Mancini crushed 59 total home runs across his three rounds. He advanced to the finals, where he lost (23-22) to New York Mets first baseman Pete Alonso, who repeated as Derby champion. Ristano admitted it was tough being a life-long Yankees fan to lose to a Met, but that’s when any hard feelings about anything just kind of melted. Just as he’d done with Manning and Ortiz and Manny Machado, a former Mancini teammate, and San Diego shortstop Fernando Tatis Jr., Ristano shared a fist-bump and a laugh with Alonso.
All of it caught him off guard — in the best of ways. For guys who are in a different stratosphere, athletically and financially, they seemed like a bunch of good dudes.
For a night, Ristano was one of them.
“I couldn’t believe the ease with which we communicated with everyone and how willing they were to be regular guys,” Ristano said. “Everybody went above and beyond to make me feel welcome in a club that I’m not part of 364 days a year (but) when you’re on the field, you’re like, ‘Wow, I feel a part of this show.’”
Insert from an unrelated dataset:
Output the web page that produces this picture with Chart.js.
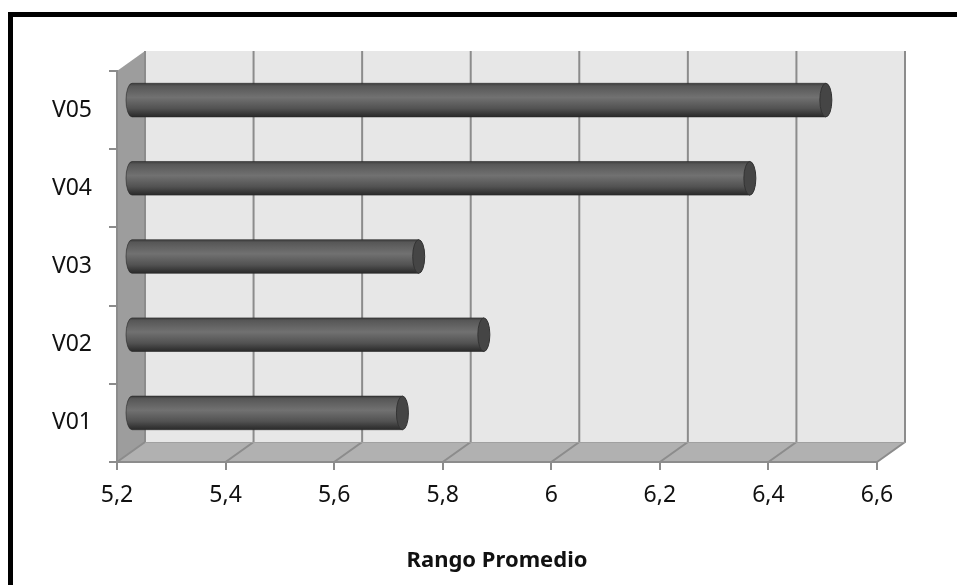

As for Mancini, Ristano lost track of how many times he offered the kid a hug for making it all happen, for allowing the old college pitching coach into his world.
Afterward, the two even appeared together at a post-Derby news conference.
“It was fun to be back with Coach Ristano,” Mancini said. “We had a great time out there.”
Both used the word surreal to describe the shared experience. Ristano hauled home a couple Derby baseballs with a lot of autographs over them to remember the night. He'll replay and relive all those moments on an internal highlight loop forever. All of it thanks to Mancini.
“He’s just a special dude,” Ristano said. “I wish I could find a word that would explain what those 24 hours meant to me.”